● Task description
Return the lines from the one with "Write the React, TypeScript" through the one with "import * as", exactly as they appear and with no pictures.

— Start —

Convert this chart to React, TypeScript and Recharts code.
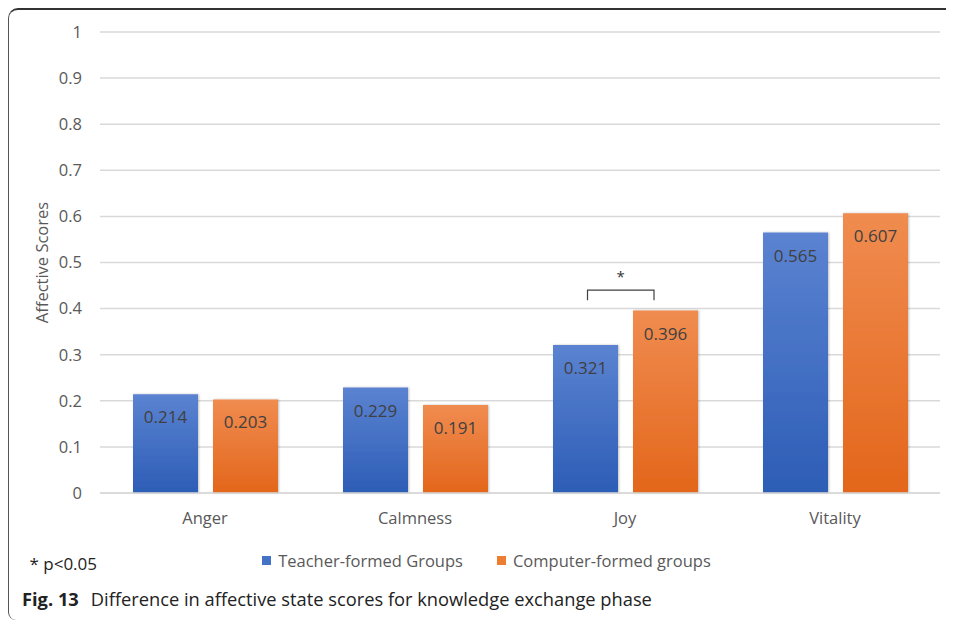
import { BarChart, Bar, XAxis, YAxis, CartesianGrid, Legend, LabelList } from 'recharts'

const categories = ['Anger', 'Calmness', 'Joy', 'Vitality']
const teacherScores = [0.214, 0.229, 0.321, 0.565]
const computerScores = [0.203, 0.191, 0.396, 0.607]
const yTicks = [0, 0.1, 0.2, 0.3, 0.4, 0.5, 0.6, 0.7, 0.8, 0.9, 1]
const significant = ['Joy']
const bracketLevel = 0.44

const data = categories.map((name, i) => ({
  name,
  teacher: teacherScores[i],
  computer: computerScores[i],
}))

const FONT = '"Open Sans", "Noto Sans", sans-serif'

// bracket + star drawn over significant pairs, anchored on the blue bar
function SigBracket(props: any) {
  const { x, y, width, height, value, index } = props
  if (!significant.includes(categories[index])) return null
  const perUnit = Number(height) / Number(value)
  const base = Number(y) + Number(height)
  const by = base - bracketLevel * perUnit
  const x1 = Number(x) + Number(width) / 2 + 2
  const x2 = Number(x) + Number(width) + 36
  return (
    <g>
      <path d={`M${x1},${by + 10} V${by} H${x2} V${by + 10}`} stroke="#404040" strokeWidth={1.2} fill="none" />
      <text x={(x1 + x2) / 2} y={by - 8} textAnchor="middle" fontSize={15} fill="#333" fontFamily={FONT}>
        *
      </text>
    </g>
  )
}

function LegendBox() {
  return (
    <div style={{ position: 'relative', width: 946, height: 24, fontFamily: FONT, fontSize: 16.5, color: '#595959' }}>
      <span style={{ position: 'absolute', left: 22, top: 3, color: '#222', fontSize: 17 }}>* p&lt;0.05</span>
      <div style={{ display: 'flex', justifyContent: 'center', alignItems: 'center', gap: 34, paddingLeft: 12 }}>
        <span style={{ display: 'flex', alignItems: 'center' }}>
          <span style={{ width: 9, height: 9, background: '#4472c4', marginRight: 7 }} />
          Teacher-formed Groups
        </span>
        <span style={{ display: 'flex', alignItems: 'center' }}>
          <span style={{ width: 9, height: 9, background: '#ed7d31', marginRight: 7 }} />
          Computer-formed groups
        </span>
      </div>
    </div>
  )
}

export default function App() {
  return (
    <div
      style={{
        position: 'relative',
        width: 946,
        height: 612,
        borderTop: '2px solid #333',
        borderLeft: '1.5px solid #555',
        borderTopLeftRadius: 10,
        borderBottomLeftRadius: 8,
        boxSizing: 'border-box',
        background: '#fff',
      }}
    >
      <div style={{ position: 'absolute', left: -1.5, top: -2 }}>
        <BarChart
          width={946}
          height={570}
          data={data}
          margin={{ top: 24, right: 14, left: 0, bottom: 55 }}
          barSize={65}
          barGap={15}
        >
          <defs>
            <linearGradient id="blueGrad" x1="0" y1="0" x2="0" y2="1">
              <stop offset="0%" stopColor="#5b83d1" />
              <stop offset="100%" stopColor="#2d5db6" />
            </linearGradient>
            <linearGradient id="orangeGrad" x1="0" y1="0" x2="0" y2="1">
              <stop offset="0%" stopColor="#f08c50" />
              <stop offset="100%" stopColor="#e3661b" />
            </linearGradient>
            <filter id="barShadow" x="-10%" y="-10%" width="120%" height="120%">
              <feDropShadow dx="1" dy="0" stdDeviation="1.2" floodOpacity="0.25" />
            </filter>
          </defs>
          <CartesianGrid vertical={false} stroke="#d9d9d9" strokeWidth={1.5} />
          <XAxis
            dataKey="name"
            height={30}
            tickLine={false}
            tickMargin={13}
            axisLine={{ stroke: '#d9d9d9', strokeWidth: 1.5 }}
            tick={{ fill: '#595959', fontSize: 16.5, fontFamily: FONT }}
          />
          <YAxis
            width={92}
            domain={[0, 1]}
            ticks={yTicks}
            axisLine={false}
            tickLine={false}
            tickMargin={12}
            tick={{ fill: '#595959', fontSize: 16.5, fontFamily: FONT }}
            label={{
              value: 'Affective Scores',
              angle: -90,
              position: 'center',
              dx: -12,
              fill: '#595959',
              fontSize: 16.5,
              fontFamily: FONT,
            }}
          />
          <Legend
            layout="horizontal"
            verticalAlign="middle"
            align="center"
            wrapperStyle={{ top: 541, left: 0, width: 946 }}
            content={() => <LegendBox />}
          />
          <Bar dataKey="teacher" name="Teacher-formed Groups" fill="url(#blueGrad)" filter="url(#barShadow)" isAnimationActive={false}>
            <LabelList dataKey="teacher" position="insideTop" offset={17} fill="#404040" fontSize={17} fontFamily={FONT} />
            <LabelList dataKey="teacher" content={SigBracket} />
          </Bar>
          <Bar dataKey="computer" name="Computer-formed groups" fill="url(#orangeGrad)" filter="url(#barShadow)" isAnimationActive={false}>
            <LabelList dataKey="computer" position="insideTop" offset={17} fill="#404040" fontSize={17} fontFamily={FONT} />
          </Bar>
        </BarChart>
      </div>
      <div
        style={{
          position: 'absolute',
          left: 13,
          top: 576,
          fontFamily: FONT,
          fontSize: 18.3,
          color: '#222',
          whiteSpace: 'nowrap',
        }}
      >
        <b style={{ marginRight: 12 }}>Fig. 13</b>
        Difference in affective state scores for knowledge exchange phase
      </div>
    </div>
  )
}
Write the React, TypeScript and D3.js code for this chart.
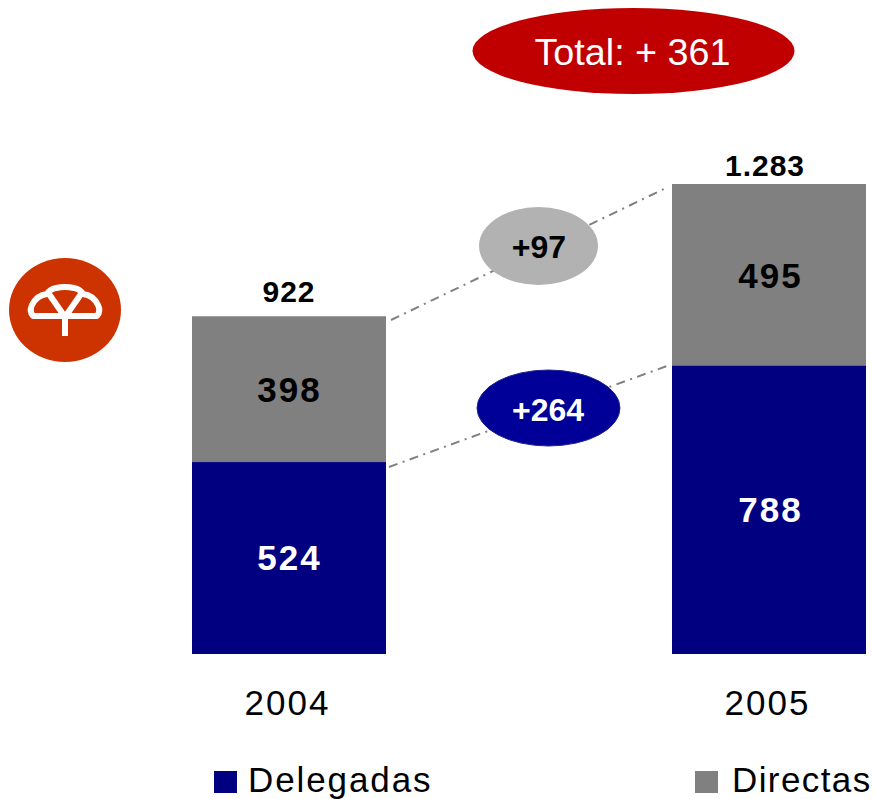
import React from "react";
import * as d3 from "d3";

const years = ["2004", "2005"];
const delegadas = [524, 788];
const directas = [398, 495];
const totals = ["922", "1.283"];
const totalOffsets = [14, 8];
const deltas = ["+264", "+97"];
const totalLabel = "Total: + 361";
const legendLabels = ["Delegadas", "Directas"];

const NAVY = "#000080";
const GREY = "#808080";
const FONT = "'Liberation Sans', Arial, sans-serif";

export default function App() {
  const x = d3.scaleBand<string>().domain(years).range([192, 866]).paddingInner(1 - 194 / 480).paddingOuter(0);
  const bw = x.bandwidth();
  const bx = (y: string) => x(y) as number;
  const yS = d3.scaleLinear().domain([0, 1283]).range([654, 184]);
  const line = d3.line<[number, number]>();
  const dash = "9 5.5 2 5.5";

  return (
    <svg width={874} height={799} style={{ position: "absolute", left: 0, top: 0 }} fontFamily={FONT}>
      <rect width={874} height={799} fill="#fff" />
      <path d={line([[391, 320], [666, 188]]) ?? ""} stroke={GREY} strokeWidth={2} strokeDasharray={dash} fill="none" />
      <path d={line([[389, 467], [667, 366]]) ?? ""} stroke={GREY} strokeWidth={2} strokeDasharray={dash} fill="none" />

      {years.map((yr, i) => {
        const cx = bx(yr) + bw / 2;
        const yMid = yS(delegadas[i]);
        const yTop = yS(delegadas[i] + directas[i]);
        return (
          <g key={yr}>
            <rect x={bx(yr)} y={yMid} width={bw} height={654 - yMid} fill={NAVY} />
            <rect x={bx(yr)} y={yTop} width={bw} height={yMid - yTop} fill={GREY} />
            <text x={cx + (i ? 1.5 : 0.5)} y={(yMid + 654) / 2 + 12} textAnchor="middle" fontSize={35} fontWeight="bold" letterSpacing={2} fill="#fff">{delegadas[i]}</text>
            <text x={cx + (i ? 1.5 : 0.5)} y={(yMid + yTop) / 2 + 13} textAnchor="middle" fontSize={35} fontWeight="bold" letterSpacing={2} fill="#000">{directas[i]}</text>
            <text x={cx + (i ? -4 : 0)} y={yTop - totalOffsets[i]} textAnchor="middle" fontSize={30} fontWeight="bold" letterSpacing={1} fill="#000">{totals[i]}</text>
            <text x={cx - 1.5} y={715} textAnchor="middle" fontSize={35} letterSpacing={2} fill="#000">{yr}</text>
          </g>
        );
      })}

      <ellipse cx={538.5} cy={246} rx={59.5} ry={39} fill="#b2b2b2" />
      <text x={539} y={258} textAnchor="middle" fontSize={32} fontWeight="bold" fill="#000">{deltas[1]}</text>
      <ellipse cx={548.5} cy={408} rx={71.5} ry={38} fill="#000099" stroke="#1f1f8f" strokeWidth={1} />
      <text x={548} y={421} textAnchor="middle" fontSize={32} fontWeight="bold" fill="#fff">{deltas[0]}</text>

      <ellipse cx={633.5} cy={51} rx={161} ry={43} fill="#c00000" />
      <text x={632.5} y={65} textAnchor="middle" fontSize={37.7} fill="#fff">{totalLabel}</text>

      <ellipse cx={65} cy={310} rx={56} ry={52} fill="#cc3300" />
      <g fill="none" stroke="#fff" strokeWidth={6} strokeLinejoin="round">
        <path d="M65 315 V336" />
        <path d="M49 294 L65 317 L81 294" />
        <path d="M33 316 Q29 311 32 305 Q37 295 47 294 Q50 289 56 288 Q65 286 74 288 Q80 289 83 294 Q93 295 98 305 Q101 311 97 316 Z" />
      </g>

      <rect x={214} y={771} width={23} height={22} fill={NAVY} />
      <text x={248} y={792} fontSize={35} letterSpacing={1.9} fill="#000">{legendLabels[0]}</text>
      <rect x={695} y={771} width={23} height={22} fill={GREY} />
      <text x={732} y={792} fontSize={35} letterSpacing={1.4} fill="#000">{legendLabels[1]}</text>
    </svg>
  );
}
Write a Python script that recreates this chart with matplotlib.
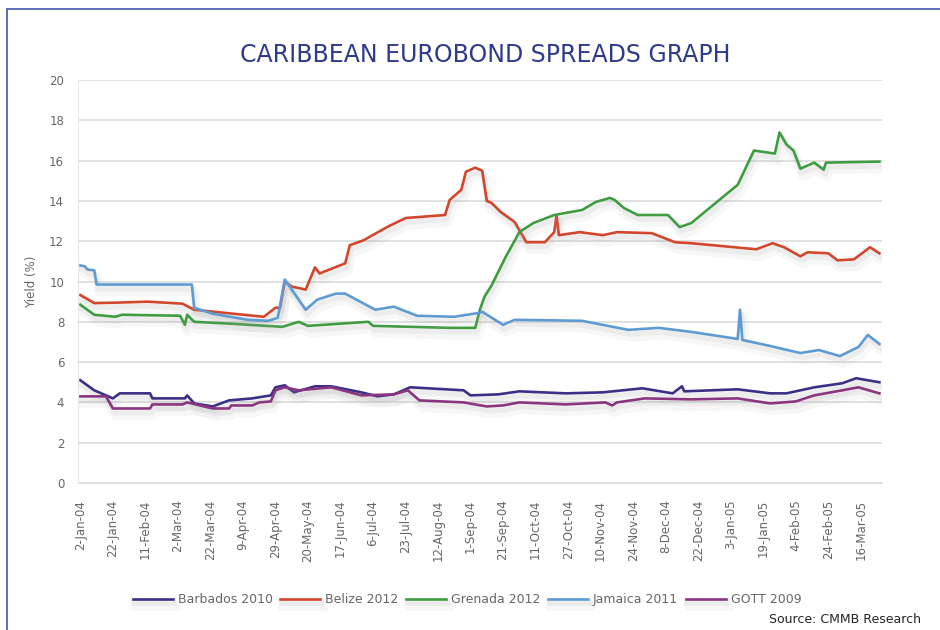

— End —

● Answer for the task
Write the React, TypeScript and D3.js code for this chart.
import React from "react";
import * as d3 from "d3";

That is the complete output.